A central fact obscured by post-Civil War mythologies is that the northern U.S. states were deeply implicated in slavery and the slave trade right up to the war.
The slave trade in particular was dominated by the northern maritime industry. Rhode Island alone was responsible for half of all U.S. slave voyages. The DeWolf family may have been the biggest slave traders in U.S. history, but there were many others involved. For example, members of the Brown family of Providence, some of whom were prominent in the slave trade, gave substantial gifts to Rhode Island College, which was later renamed Brown University.
While local townspeople thought of the DeWolfs and other prominent families primarily as general merchants, distillers and traders who supported ship-building, warehousing, insurance and other trades and businesses, it was common knowledge that one source of this business was the cheap labor and huge profits reaped from trafficking in human beings.
The North also imported slaves, as well as transporting and selling them in the south and abroad. While the majority of enslaved Africans arrived in southern ports–Charleston, South Carolina was the largest market for slave traders, including the DeWolfs—most large colonial ports served as points of entry, and Africans were sold in northern ports including Philadelphia, New York, Boston, and Newport, Rhode Island.
The southern coastal states from Georgia, South Carolina, North Carolina, Virginia and Maryland were therefore home to the vast majority of enslaved persons. But there were slaves in each of the thirteen original colonies, and slavery was legal in the north for over two hundred years. While the northern states gradually began abolishing slavery by law starting in the 1780s, many northern states did not act against slavery until well into the 19th century, and their laws generally provided only for gradual abolition, allowing slave owners to keep their existing slaves and often their children. As a result, New Jersey, for instance, still had thousands of persons legally enslaved in the 1830s, and did not finally abolish slavery by law until 1846. As late as the outbreak of the Civil War, in fact, there were northern slaves listed on the federal census.
In the south, men, women and children were often forced to work on large plantations, which could employ the labor of hundreds or even thousands of enslaved Africans. In the north, farms were smaller and those farmers who owned slaves would generally have only a small number. However, it was fairly common during slavery in the north to find one or two slaves in the households of farmers, merchants, ministers, and others.

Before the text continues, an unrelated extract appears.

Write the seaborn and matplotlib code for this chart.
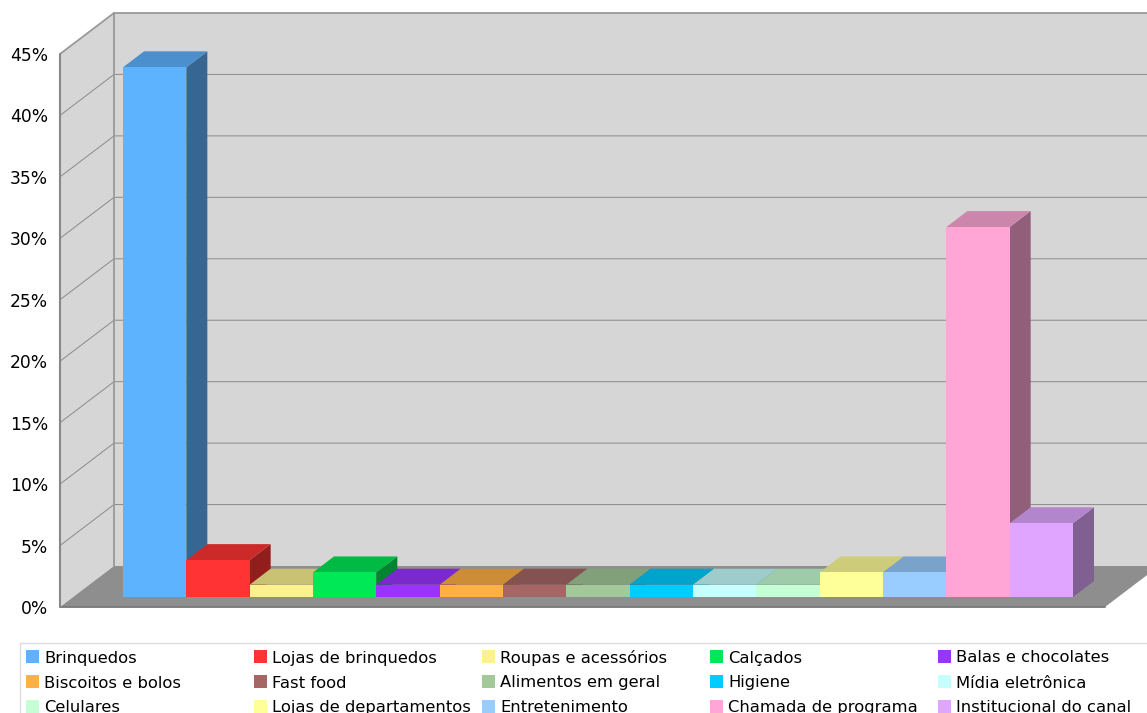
import matplotlib
matplotlib.use("Agg")
import matplotlib.pyplot as plt
from matplotlib.patches import Polygon, Rectangle
from matplotlib.colors import to_rgb
import seaborn as sns

categories = ["Brinquedos", "Lojas de brinquedos", "Roupas e acessórios", "Calçados",
              "Balas e chocolates", "Biscoitos e bolos", "Fast food", "Alimentos em geral",
              "Higiene", "Mídia eletrônica", "Celulares", "Lojas de departamentos",
              "Entretenimento", "Chamada de programa", "Institucional do canal"]
shares = [43.1, 3, 1, 2, 1, 1, 1, 1, 1, 1, 1, 2, 2, 30.1, 6]
colors = ["#5EB3FF", "#FF3333", "#FBF28F", "#00E855", "#9933FF", "#FFB043", "#A66666", "#A3C899",
          "#00CCFF", "#C5FFFF", "#C5FFD5", "#FFFF99", "#99CCFF", "#FFA6D6", "#E0A6FF"]
y_ticks = [0, 5, 10, 15, 20, 25, 30, 35, 40, 45]

W, H = 1147, 713
PX_PER_PCT = 553 / 45
WALL_DX, WALL_DY = 54, 41
BAR_DX, BAR_DY = 21, 16
BAR_W = 950 / 15

sns.set_theme(style="white")
plt.rcParams["font.family"] = ["DejaVu Sans"]
fig = plt.figure(figsize=(W / 100, H / 100), dpi=100, facecolor="white")


def axes_from_px(left, top, right, bottom):
    return fig.add_axes([left / W, 1 - bottom / H, (right - left) / W, (bottom - top) / H])


def shade(color, factor):
    return tuple(c * factor for c in to_rgb(color))


# Room: front plane of the value axis, with left wall, back wall and floor
room = axes_from_px(60, 54, 1105, 607)
room.set_xlim(0, 1045)
room.set_ylim(0, 45)
room.patch.set_alpha(0)
sns.despine(ax=room, left=True, bottom=True)
room.set_xticks([])
room.set_yticks(y_ticks, [f"{t}%" for t in y_ticks], fontsize=12.3, color="black")
room.tick_params(axis="y", length=0, pad=8.5)
room.grid(False)

wall_rise = WALL_DY / PX_PER_PCT
top = y_ticks[-1]
room.add_patch(Polygon([(WALL_DX, wall_rise), (WALL_DX + 1100, wall_rise),
                        (WALL_DX + 1100, top + wall_rise), (WALL_DX, top + wall_rise)],
                       fc="#D6D6D6", ec="none", clip_on=False, zorder=1))
room.add_patch(Polygon([(0, 0), (WALL_DX, wall_rise), (WALL_DX, top + wall_rise), (0, top)],
                       fc="#D6D6D6", ec="none", clip_on=False, zorder=1))
for t in y_ticks[1:-1]:
    room.plot([0, WALL_DX, WALL_DX + 1100], [t, t + wall_rise, t + wall_rise],
              color="#8C8C8C", lw=0.72, clip_on=False, zorder=2)
room.add_patch(Polygon([(0, 0), (1045, 0), (1045 + WALL_DX, wall_rise), (WALL_DX, wall_rise)],
                       fc="#8E8E8E", ec="none", clip_on=False, zorder=3))
room.plot([0, 1045], [0, 0], color="#777777", lw=1.3, clip_on=False, zorder=4)
room.plot([0, 0, WALL_DX, WALL_DX + 1100], [0, top, top + wall_rise, top + wall_rise],
          color="#999999", lw=1.3, clip_on=False, zorder=4)
room.plot([0, 0], [0, top], color="#888888", lw=1.5, clip_on=False, zorder=4)
room.plot([WALL_DX, WALL_DX], [wall_rise, top + wall_rise], color="#999999", lw=1.3,
          clip_on=False, zorder=4)

# Bars: front faces from seaborn, top and side faces extruded from each value
bars = axes_from_px(123, 44, 1073, 597)
bars.patch.set_alpha(0)
sns.barplot(x=categories, y=shares, hue=categories, palette=colors, width=1, dodge=False,
            legend=False, saturation=1, ax=bars, linewidth=0)
bars.set_xlim(-0.5, 14.5)
bars.set_ylim(0, 45)
bars.set_axis_off()

dx = BAR_DX / BAR_W
dy = BAR_DY / PX_PER_PCT
for i, (patch, value, color) in enumerate(zip(bars.patches, shares, colors)):
    left = i - 0.5
    right = i + 0.5
    patch.set_zorder(10 + 3 * i)
    patch.set_clip_on(False)
    bars.add_patch(Polygon([(right, 0), (right + dx, dy), (right + dx, value + dy), (right, value)],
                           fc=shade(color, 0.57), ec="none", clip_on=False, zorder=9 + 3 * i))
    bars.add_patch(Polygon([(left, value), (left + dx, value + dy), (right + dx, value + dy), (right, value)],
                           fc=shade(color, 0.8), ec="none", clip_on=False, zorder=9 + 3 * i))

# Legend panel: five equal columns, running off the lower edge of the figure
overlay = fig.add_axes([0, 0, 1, 1])
overlay.set_xlim(0, W)
overlay.set_ylim(H, 0)
overlay.set_axis_off()
overlay.patch.set_alpha(0)
overlay.add_patch(Rectangle((20, 643), 1140, 90, fc="white", ec="#DDDDDD", lw=1))
rows_y = [656.5, 681.5, 706]
for i, (label, color) in enumerate(zip(categories, colors)):
    row, col = divmod(i, 5)
    x = 26 + 228 * col
    y = rows_y[row]
    overlay.add_patch(Rectangle((x, y - 6.5), 13, 13, fc=color, ec="none"))
    overlay.text(x + 18, y + 6, label, fontsize=11.8, va="baseline", ha="left", color="black")

fig.savefig("out.png", dpi=100, facecolor="white")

Sources: “Africans in America Part Two: Revolution.” WGBH Interactive. http://www.pbs.org/wgbh/aia/part2/2narr1.html; David Eltis, Stephen D. Behrendt, David Richardson, and Herbert S. Klein, eds., The Trans-Atlantic Slave Trade: A Database on CD-ROM (Cambridge, 1999); Joanne Pope Melish, Disowning Slavery: Gradual Emancipation and “Race” in New England, 1780-1860 (Ithaca, N.Y.: Cornell University Press, 1998).